A esta ideia, um bom misto de reflexões, memórias e sensações, junta-se a narração da aventura. A escapadela no ano novo para Baku, no Azerbaijão, e a primeira bebedeira, a primeira paixoneta acompanhada pela descoberta da sexualidade, um aborto, o progressivo desinteresse em contar aos pais o que se passava e o primeiro amor, que resulta numa nova gravidez, e numa eventual fuga para Portugal, causa de uma sobrecarga emocional e de que a União Soviética idealizada era bem diferente daquela que encontrou.
O que surpreende em Astrakan 79 é de como o desencanto nunca o é realmente, como se aquela aventura, a que existe nos postais e na memória de Martim, se tivesse tornado com o tempo num capítulo fechado em forma de segredo. O filme torna-se — também — importante porque é um veículo para o pai contar este momento da sua vida ao filho. O filho retribui com outro segredo.

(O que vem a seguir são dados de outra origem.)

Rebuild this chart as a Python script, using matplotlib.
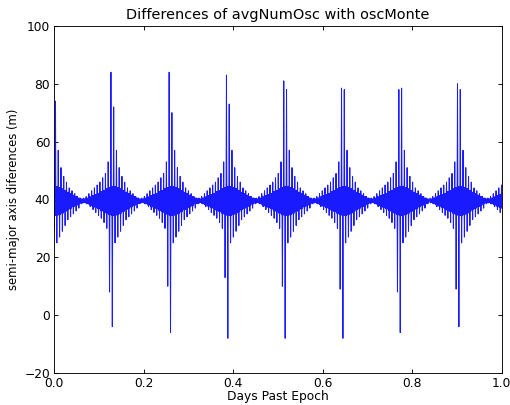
import numpy as np
import matplotlib
matplotlib.use("Agg")
import matplotlib.pyplot as plt

# burst centres (days)
burst_day = [-0.003, 0.127, 0.257, 0.385, 0.513, 0.642, 0.770, 0.901]
# per-burst extreme spikes (m)
main_hi = [80, 84, 84, 83, 81, 78.5, 78, 80]
main_lo = [30, -4, -6, -8, -8, -8, -6, -4]
second_hi = [74, 72, 70, 73, 78, 78, 78.5, 78]
second_lo = [28, 8, 10, 13, 10, 9, 8, 9]

# generic spike heights either side of a burst (slots -10..-2 and 2..10)
pre_hi = [40.5, 41, 42, 43, 44, 45, 46, 47.5, 49, 53]
post_hi = [57, 51, 48, 46, 44, 43, 42, 41, 40.5]
pre_lo = [39, 38.5, 37.5, 36.5, 35.5, 34.5, 33.5, 32, 30]
post_lo = [25, 27, 29, 31, 33, 34, 35, 36, 37, 38.5]
# half-width of the dense fill in each slot (-10..10)
fill_amp = [0.7, 1, 1.4, 1.8, 2.2, 2.6, 3.2, 3.6, 4.2, 4.6, 5,
            5, 4.6, 4.2, 3.6, 3, 2.5, 2, 1.5, 1, 0.7]
base = 39.5

period = np.mean(np.diff(burst_day))
dt = period / 21.0

t = []
y = []
centres = list(burst_day) + [burst_day[-1] + period]
for i, c in enumerate(centres):
    last = i == len(burst_day)
    for k in range(-10, 11):
        if last and k >= -1:
            break
        if k < 0:
            hi = pre_hi[k + 10]
        elif k == 0:
            hi = main_hi[i]
        elif k == 1:
            hi = second_hi[i]
        else:
            hi = post_hi[k - 2]
        if k < -1:
            lo = pre_lo[k + 10]
        elif k == -1:
            lo = second_lo[i]
        elif k == 0:
            lo = main_lo[i]
        else:
            lo = post_lo[k - 1]
        a = fill_amp[k + 10]
        t0 = c + k * dt
        t.append(t0); y.append(hi)
        for j in range(1, 3):
            t.append(t0 + j * dt / 6); y.append(base + a * (-1) ** j)
        t.append(t0 + dt / 2); y.append(lo)
        for j in range(1, 3):
            t.append(t0 + dt / 2 + j * dt / 6); y.append(base - a * (-1) ** j)

fig = plt.figure(figsize=(6.375, 5.0625), dpi=80)
ax = fig.add_axes([0.106, 0.079, 0.878, 0.857])
ax.plot(t, y, color='#1a1aff', lw=0.9)
ax.set_xlim(0, 1.0)
ax.set_ylim(-20, 100)
ax.set_xticks([0.0, 0.2, 0.4, 0.6, 0.8, 1.0])
ax.set_yticks([-20, 0, 20, 40, 60, 80, 100])
ax.tick_params(direction='in', top=True, right=True, length=4, labelsize=11)
ax.set_title('Differences of avgNumOsc with oscMonte', fontsize=13)
ax.set_xlabel('Days Past Epoch', fontsize=11, labelpad=0)
ax.set_ylabel('semi-major axis diferences (m)', fontsize=10.5)

fig.savefig('out.png', dpi=80)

Um ato que coloca Astrakan 79 um passo à frente e a importância deste género de cinema, com a constante revelação de que não é só a memória passada ou, melhor, não é um exercício sobre uma memória edificada em cimento e amovível, mas sobre aquela que está em permanente mutação, consequência da autoanálise e de uma abertura para o presente. Podemos constantemente reavaliar os nossos atos. É isso que nos faz crescer.

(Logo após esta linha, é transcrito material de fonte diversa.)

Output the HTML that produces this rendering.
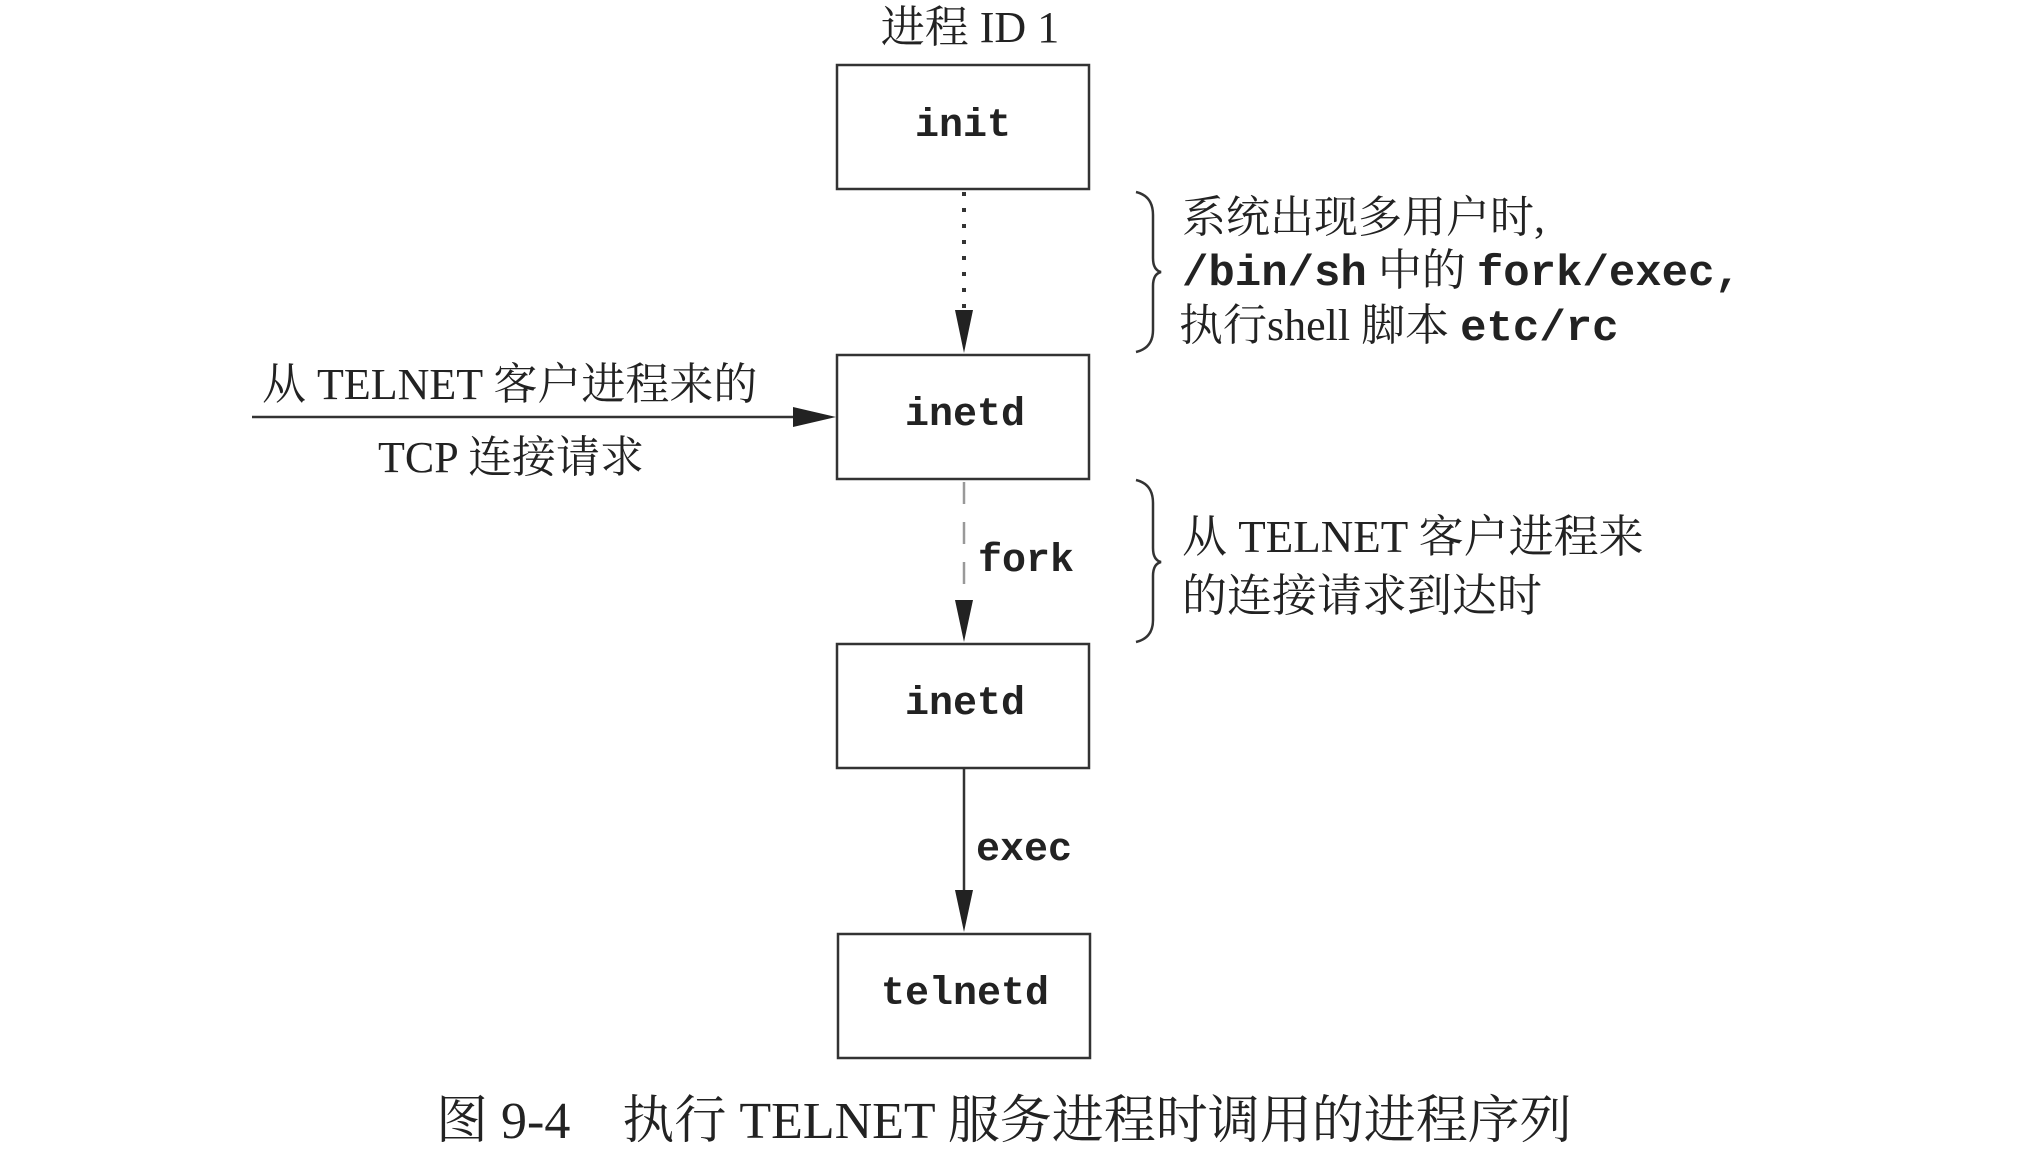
<!DOCTYPE html>
<html><head><meta charset="utf-8"><style>
html,body{margin:0;padding:0;background:#fff;}
svg{display:block;}
.m{font-family:"Liberation Mono",monospace;font-weight:bold;fill:#222;}
.c{font-family:"Liberation Serif","Noto Serif CJK SC",serif;fill:#222;}
</style></head><body>
<svg width="2024" height="1162" viewBox="0 0 2024 1162" xmlns="http://www.w3.org/2000/svg">
<g fill="none" stroke="#333" stroke-width="2.5">
<rect x="837" y="65" width="252" height="124"/>
<rect x="837" y="355" width="252" height="124"/>
<rect x="837" y="644" width="252" height="124"/>
<rect x="838" y="934" width="252" height="124"/>
</g>
<text class="c" x="970" y="42" font-size="44" text-anchor="middle">进程 ID 1</text>
<text class="m" x="963" y="136" font-size="40" text-anchor="middle">init</text>
<text class="m" x="965" y="425" font-size="40" text-anchor="middle">inetd</text>
<text class="m" x="965" y="714" font-size="40" text-anchor="middle">inetd</text>
<text class="m" x="965" y="1004" font-size="40" text-anchor="middle">telnetd</text>
<line x1="964" y1="192" x2="964" y2="312" stroke="#333" stroke-width="4" stroke-dasharray="4 12"/>
<polygon points="955,310 973,310 964,353" fill="#222"/>
<line x1="964" y1="482" x2="964" y2="600" stroke="#999" stroke-width="2.5" stroke-dasharray="22 18"/>
<polygon points="955,600 973,600 964,642" fill="#222"/>
<text class="m" x="978" y="571" font-size="40">fork</text>
<line x1="964" y1="768" x2="964" y2="892" stroke="#333" stroke-width="2.5"/>
<polygon points="955,890 973,890 964,932" fill="#222"/>
<text class="m" x="976" y="860" font-size="40">exec</text>
<line x1="252" y1="417" x2="795" y2="417" stroke="#333" stroke-width="2.5"/>
<polygon points="793,407 793,427 836,417" fill="#222"/>
<text class="c" x="262" y="399" font-size="44">从 TELNET 客户进程来的</text>
<text class="c" x="378" y="472" font-size="44">TCP 连接请求</text>
<path d="M1136,192 Q1153,196 1153,215 L1153,258 Q1153,270 1161,272 Q1153,274 1153,286 L1153,330 Q1153,348 1136,352" fill="none" stroke="#333" stroke-width="2.5"/>
<path d="M1136,480 Q1153,484 1153,503 L1153,548 Q1153,560 1161,562 Q1153,564 1153,576 L1153,620 Q1153,638 1136,642" fill="none" stroke="#333" stroke-width="2.5"/>
<text class="c" x="1182" y="232" font-size="44">系统出现多用户时,</text>
<text x="1182" y="285" font-size="44"><tspan class="m" font-weight="normal">/bin/sh</tspan><tspan class="c"> 中的 </tspan><tspan class="m" font-weight="normal">fork/exec,</tspan></text>
<text x="1179" y="340" font-size="44"><tspan class="c">执行shell 脚本 </tspan><tspan class="m" font-weight="normal">etc/rc</tspan></text>
<text class="c" x="1182" y="552" font-size="45">从 TELNET 客户进程来</text>
<text class="c" x="1182" y="611" font-size="45">的连接请求到达时</text>
<text class="c" x="436" y="1138" font-size="52">图 9-4　执行 TELNET 服务进程时调用的进程序列</text>
</svg>
</body></html>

A curta que antecede Astrakan 79, O Mar Enrola na Areia, vai ao arquivo familiar da realizadora e explora a presença de um homem que surgia na praia e brincava com as crianças durante o Estado Novo. São quase vinte minutos numa constante zona cinzenta, em parte porque as memórias das várias pessoas que relatam a presença do homem divergem, são por vezes contraditórias. Por vezes, sente-se pena, compaixão, pelo que se sabe da vida do senhor; por outro suspeita-se das suas reais intenções. A suspeita é voluntária, mas incontornável. Acaba por funcionar como um bom complemento a Astrakan 79 pelas diferentes sugestões de como explorar um arquivo, ligar os pontos e criar diferentes formas de narração. E da importância de trabalharmos este passado, o das famílias, os rastos de memória física e pessoal, para desmistificar a imagem de um outro tempo, de um outro país. Catarina Mourão continua a reinventar este género cinematográfico e, claro, a reinventar-se em cada filme.